Saturday, August 17, 2013

Running into another week.

That's it. I'm running away! To a small island, in the middle of nowhere, by myself. Where the sun is warm and the sand is soft. The air smells of the ocean. The waves come rushing onto the shore in a rhythmical fashion, creating sounds to calm the most frazzled of minds. Just me. By myself.

I could never....but it sounds sooooooo nice, doesn't it?

Right now the stresses of a week filled with a lot of unanswered questions is weighing heavily on our house. Most of the time I can deal. And this week, from the outside looking in, it probably seems like we've been doing just that. I've been trying to ignore all that was not going "right" this week. But eventually it gets to the point you just can't ignore it sometimes. The overwhelming feeling of feeling overwhelmed. That sums it up.

Those darn emotions.

Wyatt's body has been hit again by yeast. It was a week long process to get a plan ironed out of what we were going to do about it and put into place. You may remember I mentioned my concern a couple weeks ago when we started to treat the gram negative bacteria in his urine again. It was a valid concern. I could see evidence of the yeast before that round of Zosyn was even finished. It's what he does these days...you fight back one or two or three bad bugs to give the others a free pass at multiplying and starting a big bad out of control bacterial party. We're unable to wipe out the large amounts of bacteria and fungus that are present within him. And if we did, we'd only have bigger and badder bugs ready to party with even more limited options to fight them off with. So, instead we need to try to control them. Unfortunately, the boy's body is a bacterial and fungal party house.

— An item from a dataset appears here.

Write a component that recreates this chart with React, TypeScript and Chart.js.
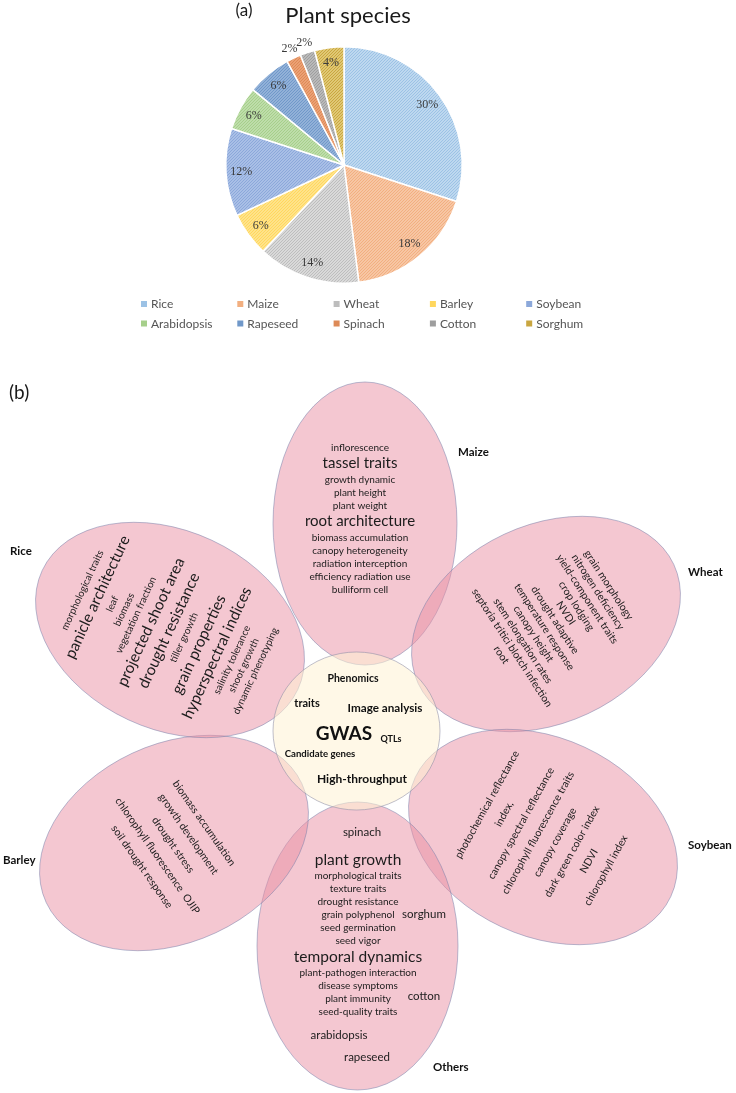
import React, { useEffect, useRef } from 'react';
import { Chart, registerables } from 'chart.js';

Chart.register(...registerables);

// ---------------- (a) Plant species pie ----------------
const speciesLabels = ['Rice', 'Maize', 'Wheat', 'Barley', 'Soybean', 'Arabidopsis', 'Rapeseed', 'Spinach', 'Cotton', 'Sorghum'];
const speciesPercent = [30, 18, 14, 6, 12, 6, 6, 2, 2, 4];
const speciesLight = ['#BED8EF', '#F7C6A4', '#D9D9D9', '#FFE38A', '#A9BFE6', '#BEDDAA', '#92B1D8', '#EBA074', '#B9B9B9', '#E0C874'];
const speciesDark = ['#9CC2E5', '#F2AF80', '#BDBDBD', '#FFD75E', '#8CA8DA', '#A6CF8B', '#7098C9', '#DD8A57', '#9E9E9E', '#C9A640'];

// ---------------- (b) flower diagram ----------------
const petalLabels = ['Maize', 'Wheat', 'Soybean', 'Others', 'Barley', 'Rice'];
const maizeTerms = ['inflorescence', 'tassel traits', 'growth dynamic', 'plant height', 'plant weight', 'root architecture', 'biomass accumulation', 'canopy heterogeneity', 'radiation interception', 'efficiency radiation use', 'bulliform cell'];
const maizeMajor = [0, 1, 0, 0, 0, 1, 0, 0, 0, 0, 0];
const riceTerms = ['morphological traits', 'panicle architecture', 'leaf', 'biomass', 'vegetation fraction', 'projected shoot area', 'drought resistance', 'tiller growth', 'grain properties', 'hyperspectral indices', 'salinity tolerance', 'shoot growth', 'dynamic phenotyping'];
const riceMajor = [0, 1, 0, 0, 0, 1, 1, 0, 1, 1, 0, 0, 0];
const wheatTerms = ['grain morphology', 'nitrogen deficiency', 'yield-component traits', 'crop lodging', 'NVDI', 'drought adaptive', 'temperature response', 'canopy height', 'stem elongation rates', 'septoria tritici blotch infection', 'root'];
const soybeanTerms = ['photochemical reflectance', 'index,', 'canopy spectral reflectance', 'chlorophyll fluorescence traits', 'canopy coverage', 'dark green color index', 'NDVI', 'chlorophyll index'];
const barleyTerms = ['biomass accumulation', 'growth development', 'drought stress', 'chlorophyll fluorescence  OJIP', 'soil drought response'];
const othersTerms = ['plant growth', 'morphological traits', 'texture traits', 'drought resistance', 'grain polyphenol', 'seed germination', 'seed vigor', 'temporal dynamics', 'plant-pathogen interaction', 'disease symptoms', 'plant immunity', 'seed-quality traits'];
const othersMajor = [1, 0, 0, 0, 0, 0, 0, 1, 0, 0, 0, 0];
const othersSpecies = ['spinach', 'sorghum', 'cotton', 'arabidopsis', 'rapeseed'];
const coreTerms = ['Phenomics', 'traits', 'Image analysis', 'GWAS', 'QTLs', 'Candidate genes', 'High-throughput'];

// ---------------- layout (positions / sizes / styles) ----------------
const FONT = 'Lato, "Open Sans", sans-serif';
const TEXT = '#1c1c1c';
const PIE_H = 345;
const TOP2 = PIE_H;
const H2 = 1093 - PIE_H;

const PETAL_GEOM = [
  { cx: 365, cy: 523.5, rx: 92, ry: 141.5, rot: 0 },
  { cx: 546, cy: 624, rx: 141, ry: 99, rot: -25 },
  { cx: 543, cy: 837, rx: 141, ry: 99, rot: 25 },
  { cx: 357.5, cy: 946, rx: 100.5, ry: 144, rot: 0 },
  { cx: 174, cy: 843, rx: 141, ry: 99, rot: -25 },
  { cx: 170, cy: 630, rx: 141, ry: 99, rot: 25 },
];
const PETAL_LABEL_POS = [
  [458, 452], [688, 572], [688, 845], [433, 1067], [3, 860], [10, 551],
];
const CORE_GEOM = { cx: 356.5, cy: 731, rx: 83.5, ry: 79 };
const CORE_POS = [
  [353, 679, 10.5], [307, 703, 11], [385, 708, 11.7], [344, 734, 19], [391, 739, 9], [320, 754, 9.6], [362, 779, 12],
];
const SPECIES_POS = [[362, 832], [424, 914], [424, 996], [339, 1035], [367, 1057]];

function makePattern(light: string, dark: string) {
  const c = document.createElement('canvas');
  c.width = 3;
  c.height = 3;
  const g = c.getContext('2d')!;
  g.fillStyle = light;
  g.fillRect(0, 0, 3, 3);
  g.fillStyle = dark;
  for (let y = 0; y < 3; y++) for (let x = 0; x < 3; x++) if ((x + y) % 3 === 0) g.fillRect(x, y, 1, 1);
  return g.createPattern(c, 'repeat')!;
}

function drawBlock(
  ctx: CanvasRenderingContext2D,
  px: (v: number) => number,
  py: (v: number) => number,
  terms: string[],
  major: number[] | null,
  cx: number,
  cy: number,
  angleDeg: number,
  smallSize: number,
  bigSize: number,
  hSmall: number,
  hBig: number
) {
  const hs = terms.map((_, i) => (major && major[i] ? hBig : hSmall));
  const ys: number[] = [0];
  for (let i = 1; i < terms.length; i++) ys.push(ys[i - 1] + (hs[i - 1] + hs[i]) / 2);
  const shift = ys[ys.length - 1] / 2;
  ctx.save();
  ctx.translate(px(cx), py(cy));
  ctx.rotate((angleDeg * Math.PI) / 180);
  ctx.textAlign = 'center';
  ctx.textBaseline = 'middle';
  ctx.fillStyle = TEXT;
  terms.forEach((t, i) => {
    const big = major && major[i];
    ctx.font = `${big ? bigSize : smallSize}px ${FONT}`;
    ctx.fillText(t, 0, ys[i] - shift);
  });
  ctx.restore();
}

const piePlugin = {
  id: 'pieDecor',
  afterDraw(chart: any) {
    const ctx: CanvasRenderingContext2D = chart.ctx;
    ctx.save();
    ctx.fillStyle = '#1a1a1a';
    ctx.textAlign = 'center';
    ctx.textBaseline = 'middle';
    ctx.font = `22px ${FONT}`;
    ctx.fillText('Plant species', 348, 16);
    ctx.font = `17px ${FONT}`;
    ctx.fillText('(a)', 244, 11);

    const meta = chart.getDatasetMeta(0);
    ctx.font = '12px "Liberation Serif", "Times New Roman", serif';
    ctx.fillStyle = '#3a3a3a';
    meta.data.forEach((arc: any, i: number) => {
      const mid = (arc.startAngle + arc.endAngle) / 2;
      const v = speciesPercent[i];
      const r = v <= 2 ? arc.outerRadius + 10 : arc.outerRadius * 0.87;
      ctx.fillText(`${v}%`, arc.x + Math.cos(mid) * r, arc.y + Math.sin(mid) * r);
    });

    ctx.textAlign = 'left';
    ctx.font = `12px ${FONT}`;
    speciesLabels.forEach((lab, i) => {
      const col = i % 5;
      const row = Math.floor(i / 5);
      const x = 141 + col * 96.3;
      const y = 304 + row * 19.5;
      ctx.fillStyle = speciesDark[i];
      ctx.fillRect(x, y - 3, 6, 6);
      ctx.fillStyle = '#555555';
      ctx.fillText(lab, x + 10, y + 0.5);
    });
    ctx.restore();
  },
};

const flowerPlugin = {
  id: 'flowerDecor',
  afterDraw(chart: any) {
    const ctx: CanvasRenderingContext2D = chart.ctx;
    const xs = chart.scales.x;
    const ys = chart.scales.y;
    const px = (v: number) => xs.getPixelForValue(v);
    const py = (v: number) => ys.getPixelForValue(v);
    const kx = px(1) - px(0);
    const ky = py(1) - py(0);
    ctx.save();

    PETAL_GEOM.forEach((p) => {
      ctx.beginPath();
      ctx.ellipse(px(p.cx), py(p.cy), p.rx * kx, p.ry * ky, (p.rot * Math.PI) / 180, 0, Math.PI * 2);
      ctx.fillStyle = 'rgba(233,143,163,0.5)';
      ctx.fill();
      ctx.lineWidth = 0.8;
      ctx.strokeStyle = 'rgba(120,128,170,0.65)';
      ctx.stroke();
    });

    ctx.beginPath();
    ctx.ellipse(px(CORE_GEOM.cx), py(CORE_GEOM.cy), CORE_GEOM.rx * kx, CORE_GEOM.ry * ky, 0, 0, Math.PI * 2);
    ctx.fillStyle = 'rgba(255,243,212,0.55)';
    ctx.fill();
    ctx.lineWidth = 0.8;
    ctx.strokeStyle = 'rgba(140,140,165,0.7)';
    ctx.stroke();

    ctx.fillStyle = '#1a1a1a';
    ctx.textAlign = 'left';
    ctx.textBaseline = 'middle';
    ctx.font = `19px ${FONT}`;
    ctx.fillText('(b)', px(9), py(393));

    ctx.font = `bold 11.5px ${FONT}`;
    ctx.fillStyle = '#111';
    petalLabels.forEach((l, i) => ctx.fillText(l, px(PETAL_LABEL_POS[i][0]), py(PETAL_LABEL_POS[i][1])));

    drawBlock(ctx, px, py, maizeTerms, maizeMajor, 360, 518.5, 0, 10, 15, 13, 19);
    drawBlock(ctx, px, py, wheatTerms, null, 555, 620, 57, 10.5, 10.5, 12.8, 12.8);
    drawBlock(ctx, px, py, soybeanTerms, null, 546.5, 837.5, -61, 10.5, 10.5, 19.4, 19.4);
    drawBlock(ctx, px, py, barleyTerms, null, 173, 845, 55, 10.5, 10.5, 19, 19);
    drawBlock(ctx, px, py, riceTerms, riceMajor, 169, 630.5, -65, 10, 15.5, 13, 20);
    drawBlock(ctx, px, py, othersTerms, othersMajor, 358, 936, 0, 10, 15.5, 13, 19);

    ctx.textAlign = 'center';
    ctx.textBaseline = 'middle';
    ctx.fillStyle = TEXT;
    ctx.font = `11.5px ${FONT}`;
    othersSpecies.forEach((s, i) => ctx.fillText(s, px(SPECIES_POS[i][0]), py(SPECIES_POS[i][1])));

    ctx.fillStyle = '#111';
    coreTerms.forEach((t, i) => {
      const [x, y, size] = CORE_POS[i];
      ctx.font = `bold ${size}px ${FONT}`;
      ctx.fillText(t, px(x), py(y));
    });

    ctx.restore();
  },
};

export default function App() {
  const pieRef = useRef<HTMLCanvasElement>(null);
  const flowerRef = useRef<HTMLCanvasElement>(null);

  useEffect(() => {
    document.body.style.margin = '0';
    document.body.style.overflow = 'hidden';
    const patterns = speciesLight.map((l, i) => makePattern(l, speciesDark[i]));

    const pie = new Chart(pieRef.current!, {
      type: 'pie',
      data: {
        labels: speciesLabels,
        datasets: [
          {
            data: speciesPercent,
            backgroundColor: patterns as any,
            borderColor: '#ffffff',
            borderWidth: 1.5,
          },
        ],
      },
      options: {
        animation: false,
        responsive: false,
        events: [],
        layout: { padding: { left: 225, right: 273, top: 46, bottom: PIE_H - 284 } },
        plugins: { legend: { display: false }, tooltip: { enabled: false }, title: { display: false } },
      },
      plugins: [piePlugin],
    });

    const flower = new Chart(flowerRef.current!, {
      type: 'scatter',
      data: {
        labels: petalLabels,
        datasets: [
          {
            data: PETAL_GEOM.map((p) => ({ x: p.cx, y: p.cy })),
            pointRadius: 0,
          },
        ],
      },
      options: {
        animation: false,
        responsive: false,
        events: [],
        layout: { padding: 0 },
        scales: {
          x: { type: 'linear', min: 0, max: 736, display: false },
          y: { type: 'linear', min: TOP2, max: 1093, reverse: true, display: false },
        },
        plugins: { legend: { display: false }, tooltip: { enabled: false } },
      },
      plugins: [flowerPlugin],
    });

    return () => {
      pie.destroy();
      flower.destroy();
    };
  }, []);

  return (
    <div style={{ position: 'relative', width: 736, height: 1093, background: '#ffffff', overflow: 'hidden' }}>
      <canvas ref={pieRef} width={736} height={PIE_H} style={{ position: 'absolute', left: 0, top: 0, width: 736, height: PIE_H }} />
      <canvas ref={flowerRef} width={736} height={H2} style={{ position: 'absolute', left: 0, top: TOP2, width: 736, height: H2 }} />
    </div>
  );
}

Right now I feel like we're chasing our tails. Constantly. And it is not as fun (or funny) as when the dog does it.

Wyatt's cough that comes from deep within his lungs has returned. We've been suctioning as he needs, but the "junk" comes from deeper than I can get to some of the time. His nose started bleeding Wednesday and doesn't look to have fully stopped yet. He has a small amount of scattered petechia across his face from the force of the cough. His G/J tube stoma is also oozing blood. Wyatt begins to bleed when he has an infection and his body just can't get it together enough to clot. It's one of his "signs" that we've learned often means we're walking a fine line. It stresses me out as I've seen this kid go quickly from small nose bleed to much more than just a small nose bleed. He's been sleeping a lot, but has been waking up for short moments here and there. There are a few other things he's been doing that I can't quite figure out. I'm not sure what to make of it yet and am trying to sort it out before questioning the doctor again. It's known that Wyatt has broken too many rules in those medical books for the doc to know what exactly is going on in this boy's body anymore. Most of the time it's a hypothetical answer or a best guess or a theory...which we've learned to accept.

Tomorrow starts another week. That's good because another day was just not going to cut it. We need an entirely new week!



Thank you so much for the continued thoughts, prayers, love and support! Please know we appreciate it so much and send much love in return.